Mes chers collègues, la France occupe une place singulière dans le monde. Certains pourraient être tentés de penser que si notre pays s’était replié sur lui-même, il n’aurait pas été touché comme il l’a été vendredi soir. La tentation est grande, parfois, de vouloir détourner notre pays de la marche du monde. Cette tentation, je le dis ici, serait une erreur et une illusion.

Gardons toujours à l’esprit, mes chers collègues, qu’ils veulent nous frapper non pas simplement pour ce que nous faisons mais avant tout pour ce que nous sommes. Et si nous doutons parfois de notre identité, sachons que nos ennemis savent qui nous sommes : nous sommes le pays de la liberté, de l’égalité et de la fraternité.

Nous sommes un pays dans lequel, fort heureusement, les femmes sont libres, de travailler, de conduire, de s’habiller comme elles le veulent, de vivre leur vie.
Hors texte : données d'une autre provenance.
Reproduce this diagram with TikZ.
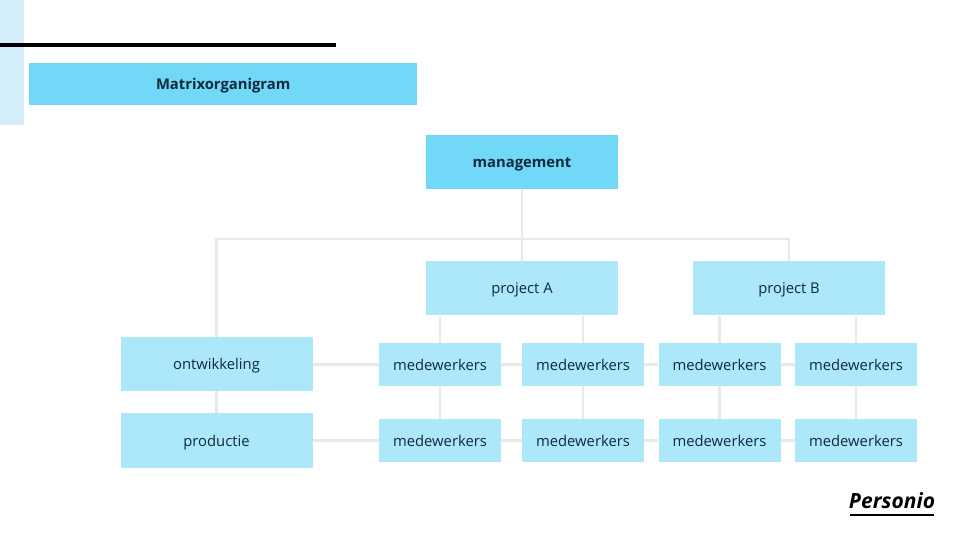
\documentclass[tikz,border=0pt]{standalone}
\usepackage{fontspec}
\usepackage{xcolor}
\setmainfont{Open Sans}
\definecolor{headblue}{HTML}{72D8F7}
\definecolor{boxblue}{HTML}{ACE7FA}
\definecolor{stripblue}{HTML}{D3EEF8}
\definecolor{linegrey}{HTML}{E8E9E9}
\definecolor{inktext}{HTML}{0E2A3D}
\begin{document}
\begin{tikzpicture}[x=1pt,y=-1pt,
            every node/.style = {shape=rectangle, inner sep=0pt, align=center,
                                 text=inktext, text height=11pt, text depth=0pt,
                                 font=\fontsize{14.8}{17}\selectfont},
            headbox/.style = {fill=headblue, font=\fontsize{14.8}{17}\selectfont\bfseries},
            unitbox/.style = {fill=boxblue, minimum width=192pt, minimum height=54.5pt},
            staffbox/.style = {fill=boxblue, minimum width=122pt, minimum height=43pt},
            link/.style = {draw=linegrey, line width=2.6pt}]
    \useasboundingbox (0,0) rectangle (960,540);
    \fill[stripblue] (0,0) rectangle (24,125);
    \fill[black] (0,43) rectangle (336,47.5);

    \node[headbox, minimum width=388.5pt, minimum height=42pt] (title) at (223.2,84) {Matrixorganigram};
    \node[headbox, minimum width=192pt, minimum height=54.5pt] (management) at (522,162) {management};
    \node[unitbox] (projectA) at (522,288.2) {project A};
    \node[unitbox] (projectB) at (789,288.2) {project B};
    \node[unitbox] (ontwikkeling) at (216.5,364) {ontwikkeling};
    \node[unitbox] (productie) at (216.5,440.5) {productie};

    % rows of medewerkers
    \foreach \name/\xpos in {a/440,b/583,c/719.5,d/856} {
        \node[staffbox] (top\name) at (\xpos,364.5) {medewerkers};
        \node[staffbox] (low\name) at (\xpos,440.5) {medewerkers};
    }

    \coordinate (bar) at (522,239);
    \draw[link] (management) -- (projectA);
    \draw[link] (bar) -| (ontwikkeling);
    \draw[link] (bar) -| (projectB);
    \draw[link] (ontwikkeling) -- (productie);
    \draw[link] (topa |- projectA.south) -- (topa);
    \draw[link] (topb |- projectA.south) -- (topb);
    \draw[link] (topc |- projectB.south) -- (topc);
    \draw[link] (topd |- projectB.south) -- (topd);
    \foreach \name in {a,b,c,d} {
        \draw[link] (top\name) -- (low\name);
    }
    \draw[link] (ontwikkeling.east |- topa) -- (topa);
    \draw[link] (productie.east |- lowa) -- (lowa);
    \foreach \from/\to in {a/b,b/c,c/d} {
        \draw[link] (top\from) -- (top\to);
        \draw[link] (low\from) -- (low\to);
    }

    % logo
    \node[font=\fontsize{21}{24}\selectfont\bfseries\itshape, text=black, text height=15pt] (logo) at (892,501) {Personio};
    \coordinate (logoleft) at (850,514.5);
    \coordinate (logoright) at (934,514.5);
    \draw[black, line width=2pt] (logoleft) -- (logoright);
\end{tikzpicture}
\end{document}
Nous sommes un pays où chaque croyant peut pratiquer son culte, et, parmi les victimes de vendredi soir, toutes les confessions étaient présentes. C’est pour cela que j’ai confiance. Le peuple français ne cédera jamais en rien sur ses valeurs et sur son mode de vie.

La tragédie qui vient de frapper notre pays témoigne d’un monde que parcourent des idéologies tout entières tournées vers la pulsion de mort. C’est un ennemi qui frappe toutes les grandes démocraties.

Nous avons pu constater dès vendredi soir, comme nous avions pu le constater le 11 janvier dernier, que, dans de nombreux pays du monde, les couleurs de notre pays ont été honorées. Partout des voix se font entendre pour dire avec nous : nous sommes la France, nous sommes debout, nous résistons et nous vaincrons.